# [Do this]
Starting with the first line below, extract each line through the one that contains "return r * sin(t), r * cos(t)", inclusive, excluding pictures.

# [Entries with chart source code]
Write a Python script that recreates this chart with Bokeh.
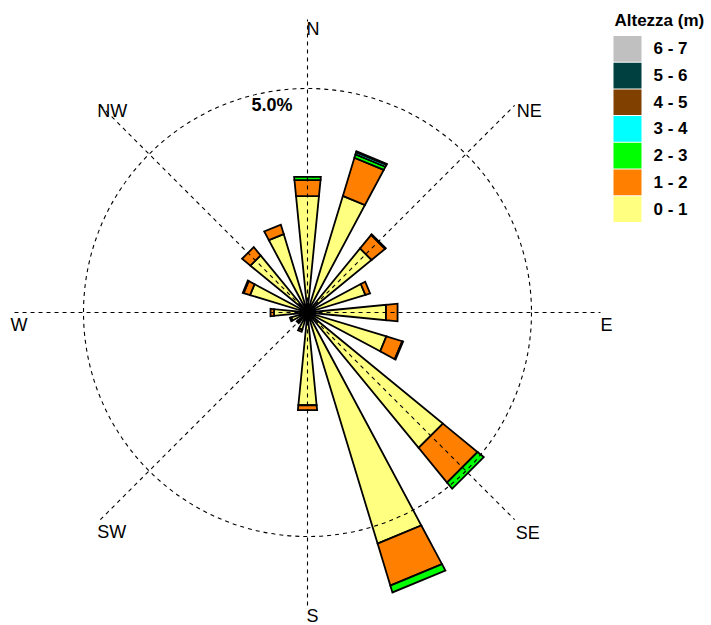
from math import sin, cos, radians

from bokeh.plotting import figure
from bokeh.models import ColumnDataSource, Range1d
from bokeh.core.properties import value
from bokeh.embed import file_html
from bokeh.resources import INLINE

# ---- data: wave-height rose, frequency (%) per direction sector and height class
directions = [0.0, 22.5, 45.0, 67.5, 90.0, 112.5, 135.0, 157.5,
              180.0, 202.5, 225.0, 247.5, 270.0, 292.5, 315.0, 337.5]
class_labels = ["0 - 1", "1 - 2", "2 - 3", "3 - 4", "4 - 5", "5 - 6", "6 - 7"]
class_colors = ["#FFFF80", "#FF8000", "#00FF00", "#00FFFF", "#804000", "#004040", "#C0C0C0"]

h_0_1 = [2.61, 2.72, 1.85, 1.35, 1.76, 1.84, 3.91, 5.39, 2.08, 0.40, 0.28, 0.38, 0.75, 1.34, 1.65, 1.83]
h_1_2 = [0.36, 0.89, 0.39, 0.11, 0.26, 0.37, 1.00, 0.98, 0.11, 0.05, 0.03, 0.03, 0.08, 0.15, 0.24, 0.22]
h_2_3 = [0.07, 0.08, 0.02, 0.00, 0.00, 0.02, 0.18, 0.16, 0.00, 0.00, 0.00, 0.00, 0.00, 0.02, 0.00, 0.00]
h_3_4 = [0.00, 0.05, 0.00, 0.00, 0.00, 0.00, 0.00, 0.00, 0.00, 0.00, 0.00, 0.00, 0.00, 0.00, 0.00, 0.00]
h_4_5 = [0.00, 0.02, 0.00, 0.00, 0.00, 0.00, 0.00, 0.00, 0.00, 0.00, 0.00, 0.00, 0.00, 0.00, 0.00, 0.00]
h_5_6 = [0.0] * 16
h_6_7 = [0.0] * 16
classes = [h_0_1, h_1_2, h_2_3, h_3_4, h_4_5, h_5_6, h_6_7]

ring_value = 5.0
ring_label = "5.0%"
compass_labels = ["N", "NE", "E", "SE", "S", "SW", "W", "NW"]
compass_angles = [0, 45, 90, 135, 180, 225, 270, 315]
legend_title = "Altezza (m)"

# ---- geometry of the canvas (pixels) and the polar scale
W, H = 711, 625
CX, CY = 307, 312           # pole position on the canvas
SCALE = 44.8                # pixels per percent
AXIS_LEN = 6.54             # length of the compass spokes, in percent
HALF_W = 5.625              # half angular width of a sector bar, degrees


def px_x(px):
    return (px - CX) / SCALE


def px_y(py):
    return (CY - py) / SCALE


def polar(r, theta):
    t = radians(theta)
    return r * sin(t), r * cos(t)


p = figure(width=W, height=H, output_backend="svg", toolbar_location=None,
           x_range=Range1d(px_x(0), px_x(W)), y_range=Range1d(px_y(H), px_y(0)),
           x_axis_type=None, y_axis_type=None, min_border=0)
p.grid.visible = False
p.outline_line_color = None
p.background_fill_color = "white"
p.border_fill_color = "white"

# ---- stacked sector bars (trapezoids with straight outer edges)
xs, ys, fills = [], [], []
for i, theta in enumerate(directions):
    r0 = 0.0
    for k, series in enumerate(classes):
        v = series[i]
        if v <= 0:
            continue
        r1 = r0 + v
        pts = [polar(r0, theta - HALF_W), polar(r1, theta - HALF_W),
               polar(r1, theta + HALF_W), polar(r0, theta + HALF_W)]
        xs.append([q[0] for q in pts])
        ys.append([q[1] for q in pts])
        fills.append(class_colors[k])
        r0 = r1

bars = ColumnDataSource(dict(xs=xs, ys=ys, fill=fills))
p.patches("xs", "ys", source=bars, fill_color="fill", line_color="black",
          line_width=1.8, line_join="miter")

# ---- dashed compass spokes and reference ring, drawn over the bars
ends = [polar(AXIS_LEN, a) for a in compass_angles[:4]]
p.segment(x0=[-e[0] for e in ends], y0=[-e[1] for e in ends],
          x1=[e[0] for e in ends], y1=[e[1] for e in ends],
          line_color="black", line_width=1.1, line_dash="4 4")
p.circle(x=[0], y=[0], radius=ring_value, fill_color=None,
         line_color="black", line_width=1.1, line_dash="4 4")

# ---- compass labels at the spoke ends
lab_pts = [polar(AXIS_LEN, a) for a in compass_angles]
x_off = [-1, 2, 0, 1, -1, -3, -4, -3]
y_off = [-1, -4, 2, 3, 1, 2, 2, -4]
p.text(x=[q[0] for q in lab_pts], y=[q[1] for q in lab_pts], text=compass_labels,
       x_offset=x_off, y_offset=y_off, text_align="left", text_baseline="top",
       text_font=value("Liberation Sans"), text_font_size=value("18px"),
       text_color="black")

# ---- ring value label
p.text(x=[0], y=[ring_value], text=[ring_label], x_offset=-15, y_offset=16,
       text_align="right", text_baseline="middle",
       text_font=value("Liberation Sans"), text_font_size=value("18px"),
       text_font_style="bold", text_color="black")

# ---- legend (top right)
row_h = 26.7
box_left, box_w = 613, 28
top0 = 35
order = list(range(len(class_labels)))[::-1]   # highest class on top
lx, ly, lc, lt = [], [], [], []
for row, k in enumerate(order):
    yc = top0 + row * row_h + row_h / 2
    lx.append(px_x(box_left + box_w / 2))
    ly.append(px_y(yc))
    lc.append(class_colors[k])
    lt.append(class_labels[k])
p.rect(x=lx, y=ly, width=box_w, height=row_h - 1, width_units="screen",
       height_units="screen", fill_color=lc, line_color=None)
p.text(x=[px_x(653)] * len(lt), y=ly, text=lt, text_align="left",
       text_baseline="middle", text_font=value("Liberation Sans"),
       text_font_size=value("17px"), text_font_style="bold", text_color="black")
p.text(x=[px_x(614)], y=[px_y(20)], text=[legend_title], text_align="left",
       text_baseline="middle", text_font=value("Liberation Sans"),
       text_font_size=value("17px"), text_font_style="bold", text_color="black")

open("out.html", "w").write(file_html(p, INLINE))
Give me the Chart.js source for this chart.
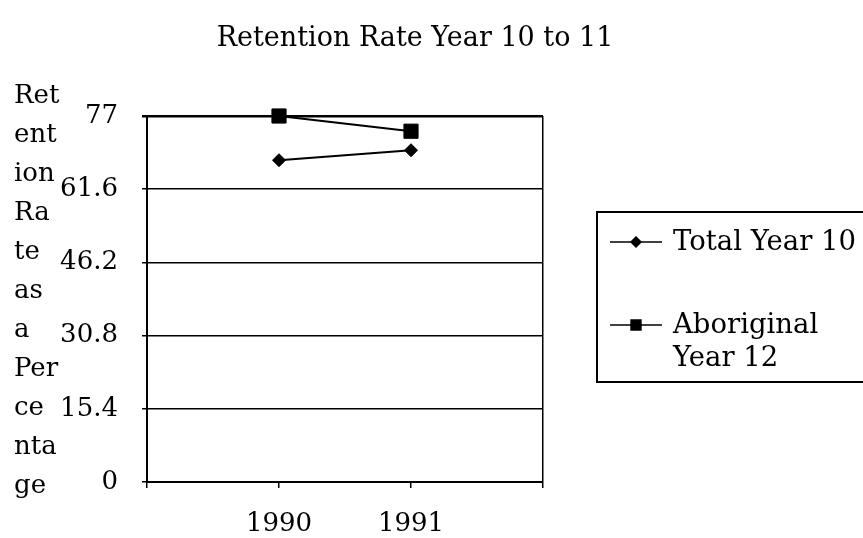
<!DOCTYPE html>
<html>
<head>
<meta charset="utf-8">
<script src="https://cdn.jsdelivr.net/npm/chart.js@4"></script>
<style>
  html, body { margin: 0; padding: 0; background: #fff; }
  #wrap { width: 863px; height: 538px; }
</style>
</head>
<body>
<div id="wrap"><canvas id="chart"></canvas></div>
<script>
const titleText = "Retention Rate Year 10 to 11";
const yTitleLines = ["Ret", "ent", "ion", "Ra", "te", "as", "a", "Per", "ce", "nta", "ge"];
const years = [1990, 1991];
const totalYear10 = [67.7, 69.8];
const aboriginalYear12 = [77, 73.8];
const yTicks = [0, 15.4, 30.8, 46.2, 61.6, 77];
const legendLines = [["Total Year 10"], ["Aboriginal", "Year 12"]];

const FONT = '"DejaVu Serif", "Liberation Serif", serif';
const FONT_SIZE = 26;

function points(vals) {
    return years.map((y, i) => ({ x: y, y: vals[i] }));
}

const decor = {
    id: "decor",
    afterDraw(chart) {
        const ctx = chart.ctx;
        ctx.save();
        ctx.fillStyle = "#000";
        ctx.strokeStyle = "#000";
        ctx.textBaseline = "alphabetic";

        // title
        ctx.font = "27px " + FONT;
        ctx.textAlign = "center";
        ctx.fillText(titleText, 415, 46);

        // stacked y-axis title
        ctx.font = FONT_SIZE + "px " + FONT;
        ctx.textAlign = "left";
        yTitleLines.forEach((s, i) => ctx.fillText(s, 14, 103 + i * 39));

        // legend box
        ctx.lineWidth = 2;
        ctx.strokeRect(597, 212, 300, 170);

        ctx.font = "27.5px " + FONT;
        const rows = [242, 325];
        chart.data.datasets.forEach((ds, i) => {
            const y = rows[i];
            ctx.lineWidth = 1.5;
            ctx.beginPath();
            ctx.moveTo(610, y);
            ctx.lineTo(662, y);
            ctx.stroke();
            Chart.helpers.drawPoint(ctx, {
                pointStyle: ds.pointStyle,
                radius: ds.pointStyle === "rect" ? 7 : 5,
                rotation: 0,
                borderWidth: 1
            }, 636, y);
            ctx.fillStyle = "#000";
            legendLines[i].forEach((s, j) => ctx.fillText(s, 673, y + 8 + j * 33));
        });
        ctx.restore();
    }
};

new Chart(document.getElementById("chart"), {
    type: "line",
    data: {
        datasets: [{
            label: "Total Year 10",
            data: points(totalYear10),
            borderColor: "#000",
            backgroundColor: "#000",
            borderWidth: 2,
            pointStyle: "rectRot",
            pointRadius: 6.5,
            pointBorderWidth: 1,
            clip: false
        }, {
            label: "Aboriginal Year 12",
            data: points(aboriginalYear12),
            borderColor: "#000",
            backgroundColor: "#000",
            borderWidth: 2,
            pointStyle: "rect",
            pointRadius: 10,
            pointBorderWidth: 1,
            clip: false
        }]
    },
    options: {
        responsive: true,
        maintainAspectRatio: false,
        animation: false,
        layout: { padding: { top: 116, right: 320, left: 0, bottom: 0 } },
        plugins: {
            legend: { display: false },
            title: { display: false },
            tooltip: { enabled: false }
        },
        scales: {
            x: {
                type: "linear",
                min: 1989,
                max: 1992,
                afterBuildTicks: s => { s.ticks = [1989, 1990, 1991, 1992].map(v => ({ value: v })); },
                afterFit: s => { s.height = 56; },
                ticks: {
                    color: "#000",
                    font: { family: FONT, size: FONT_SIZE },
                    padding: 21,
                    maxRotation: 0,
                    callback: v => (years.includes(v) ? String(v) : "")
                },
                grid: {
                    color: c => (c.index === 3 ? "#000" : "rgba(0,0,0,0)"),
                    tickColor: "#000",
                    lineWidth: 1.5,
                    tickLength: 6
                },
                border: { color: "#000", width: 2 }
            },
            y: {
                min: 0,
                max: 77,
                afterBuildTicks: s => { s.ticks = yTicks.map(v => ({ value: v })); },
                afterFit: s => { s.width = 147; },
                ticks: {
                    color: "#000",
                    font: { family: FONT, size: FONT_SIZE },
                    padding: 24,
                    callback: v => String(v)
                },
                grid: {
                    color: "#000",
                    lineWidth: c => (c.index === yTicks.length - 1 ? 2.5 : 1.5),
                    tickLength: 5
                },
                border: { color: "#000", width: 2 }
            }
        }
    },
    plugins: [decor]
});
</script>
</body>
</html>
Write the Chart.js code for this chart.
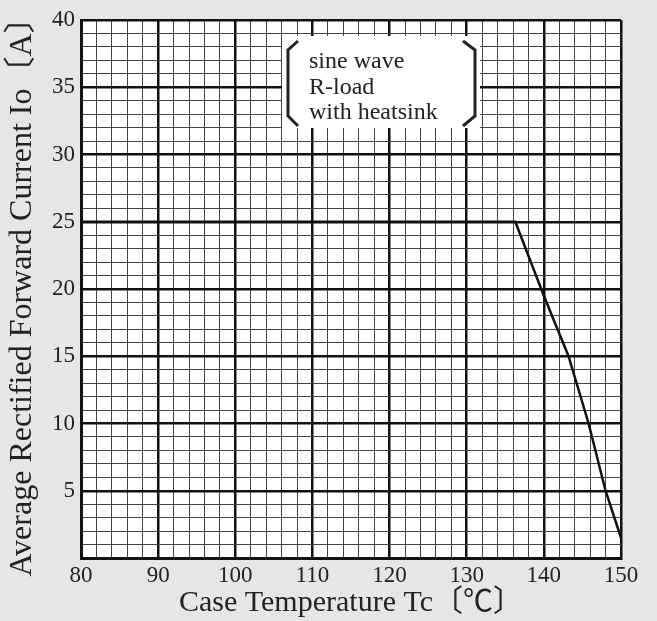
<!DOCTYPE html>
<html>
<head>
<meta charset="utf-8">
<script src="https://cdn.jsdelivr.net/npm/chart.js@4"></script>
<style>
  html, body { margin: 0; padding: 0; background: #e6e6e6; }
  canvas { display: block; }
</style>
</head>
<body>
<canvas id="myChart" width="657" height="621"></canvas>
<script>
// derating curve
const temps = [80, 136.3, 140, 143.2, 145.8, 148, 150]
const current = [25, 25, 19.5, 15, 10, 5, 1.5]
const xTicks = [80, 90, 100, 110, 120, 130, 140, 150]
const yTicks = [5, 10, 15, 20, 25, 30, 35, 40]
const noteLines = ['sine wave', 'R-load', 'with heatsink']

const serif = "'Liberation Serif', 'Noto Sans CJK JP', serif"

// white plot area under the grid
const plotBg = {
  id: 'plotBg',
  beforeDraw(chart) {
    const { ctx, chartArea: a } = chart
    ctx.save()
    ctx.fillStyle = '#ffffff'
    ctx.fillRect(a.left, a.top, a.right - a.left, a.bottom - a.top)
    ctx.restore()
  }
}

// bracketed note box in the top of the plot
const noteBox = {
  id: 'noteBox',
  afterDraw(chart) {
    const { ctx, chartArea: a } = chart
    const l = a.left + 201, t = a.top + 16, w = 198, h = 92
    ctx.save()
    ctx.fillStyle = '#ffffff'
    ctx.fillRect(l, t, w, h)
    ctx.strokeStyle = '#222'
    ctx.lineWidth = 3
    ctx.beginPath()
    ctx.moveTo(l + 16, t + 5)
    ctx.lineTo(l + 6, t + 14)
    ctx.lineTo(l + 6, t + 80)
    ctx.lineTo(l + 16, t + 90)
    ctx.moveTo(l + w - 17, t + 5)
    ctx.lineTo(l + w - 5, t + 14)
    ctx.lineTo(l + w - 5, t + 80)
    ctx.lineTo(l + w - 17, t + 90)
    ctx.stroke()
    ctx.fillStyle = '#222'
    ctx.font = '24px ' + serif
    ctx.textBaseline = 'middle'
    noteLines.forEach((s, i) => ctx.fillText(s, l + 27, t + 26 + i * 25.5))
    ctx.restore()
  }
}

const ctx = document.getElementById('myChart').getContext('2d')

new Chart(ctx, {
  type: 'line',
  data: {
    datasets: [
      {
        data: temps.map((x, i) => ({ x: x, y: current[i] })),
        borderColor: '#111',
        borderWidth: 2.5,
        pointRadius: 0,
        tension: 0,
        fill: false
      }
    ]
  },
  options: {
    responsive: false,
    animation: false,
    layout: { padding: { top: 20, right: 36, left: 0, bottom: 0 } },
    plugins: { legend: { display: false }, tooltip: { enabled: false } },
    scales: {
      x: {
        type: 'linear',
        min: 80,
        max: 150,
        afterFit: (s) => { s.height = 63 },
        ticks: {
          stepSize: 2,
          autoSkip: false,
          maxRotation: 0,
          padding: 4,
          color: '#222',
          font: { family: serif, size: 23 },
          callback: (v) => xTicks.includes(v) ? v : ''
        },
        grid: {
          drawTicks: false,
          color: (c) => xTicks.includes(c.tick.value) ? '#111' : '#444',
          lineWidth: (c) => xTicks.includes(c.tick.value) ? 2.5 : 1
        },
        border: { color: '#111', width: 3 },
        title: {
          display: true,
          text: 'Case Temperature Tc〔℃〕',
          color: '#222',
          font: { family: serif, size: 30 },
          padding: { top: 0, bottom: 0 }
        }
      },
      y: {
        min: 0,
        max: 40,
        afterFit: (s) => { s.width = 81 },
        ticks: {
          stepSize: 1,
          autoSkip: false,
          padding: 6,
          color: '#222',
          font: { family: serif, size: 23 },
          callback: (v) => yTicks.includes(v) ? v : ''
        },
        grid: {
          drawTicks: false,
          color: (c) => yTicks.includes(c.tick.value) ? '#111' : '#444',
          lineWidth: (c) => yTicks.includes(c.tick.value) ? 2.5 : 1
        },
        border: { color: '#111', width: 3 },
        title: {
          display: true,
          text: 'Average Rectified Forward Current Io〔A〕',
          color: '#222',
          font: { family: serif, size: 32 },
          padding: { top: 3, bottom: 0 }
        }
      }
    }
  },
  plugins: [plotBg, noteBox]
})
</script>
</body>
</html>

# [Reply]
Write a Python script that recreates this chart with Bokeh.
from math import sin, cos, radians

from bokeh.plotting import figure
from bokeh.models import ColumnDataSource, Range1d
from bokeh.core.properties import value
from bokeh.embed import file_html
from bokeh.resources import INLINE

# ---- data: wave-height rose, frequency (%) per direction sector and height class
directions = [0.0, 22.5, 45.0, 67.5, 90.0, 112.5, 135.0, 157.5,
              180.0, 202.5, 225.0, 247.5, 270.0, 292.5, 315.0, 337.5]
class_labels = ["0 - 1", "1 - 2", "2 - 3", "3 - 4", "4 - 5", "5 - 6", "6 - 7"]
class_colors = ["#FFFF80", "#FF8000", "#00FF00", "#00FFFF", "#804000", "#004040", "#C0C0C0"]

h_0_1 = [2.61, 2.72, 1.85, 1.35, 1.76, 1.84, 3.91, 5.39, 2.08, 0.40, 0.28, 0.38, 0.75, 1.34, 1.65, 1.83]
h_1_2 = [0.36, 0.89, 0.39, 0.11, 0.26, 0.37, 1.00, 0.98, 0.11, 0.05, 0.03, 0.03, 0.08, 0.15, 0.24, 0.22]
h_2_3 = [0.07, 0.08, 0.02, 0.00, 0.00, 0.02, 0.18, 0.16, 0.00, 0.00, 0.00, 0.00, 0.00, 0.02, 0.00, 0.00]
h_3_4 = [0.00, 0.05, 0.00, 0.00, 0.00, 0.00, 0.00, 0.00, 0.00, 0.00, 0.00, 0.00, 0.00, 0.00, 0.00, 0.00]
h_4_5 = [0.00, 0.02, 0.00, 0.00, 0.00, 0.00, 0.00, 0.00, 0.00, 0.00, 0.00, 0.00, 0.00, 0.00, 0.00, 0.00]
h_5_6 = [0.0] * 16
h_6_7 = [0.0] * 16
classes = [h_0_1, h_1_2, h_2_3, h_3_4, h_4_5, h_5_6, h_6_7]

ring_value = 5.0
ring_label = "5.0%"
compass_labels = ["N", "NE", "E", "SE", "S", "SW", "W", "NW"]
compass_angles = [0, 45, 90, 135, 180, 225, 270, 315]
legend_title = "Altezza (m)"

# ---- geometry of the canvas (pixels) and the polar scale
W, H = 711, 625
CX, CY = 307, 312           # pole position on the canvas
SCALE = 44.8                # pixels per percent
AXIS_LEN = 6.54             # length of the compass spokes, in percent
HALF_W = 5.625              # half angular width of a sector bar, degrees


def px_x(px):
    return (px - CX) / SCALE


def px_y(py):
    return (CY - py) / SCALE


def polar(r, theta):
    t = radians(theta)
    return r * sin(t), r * cos(t)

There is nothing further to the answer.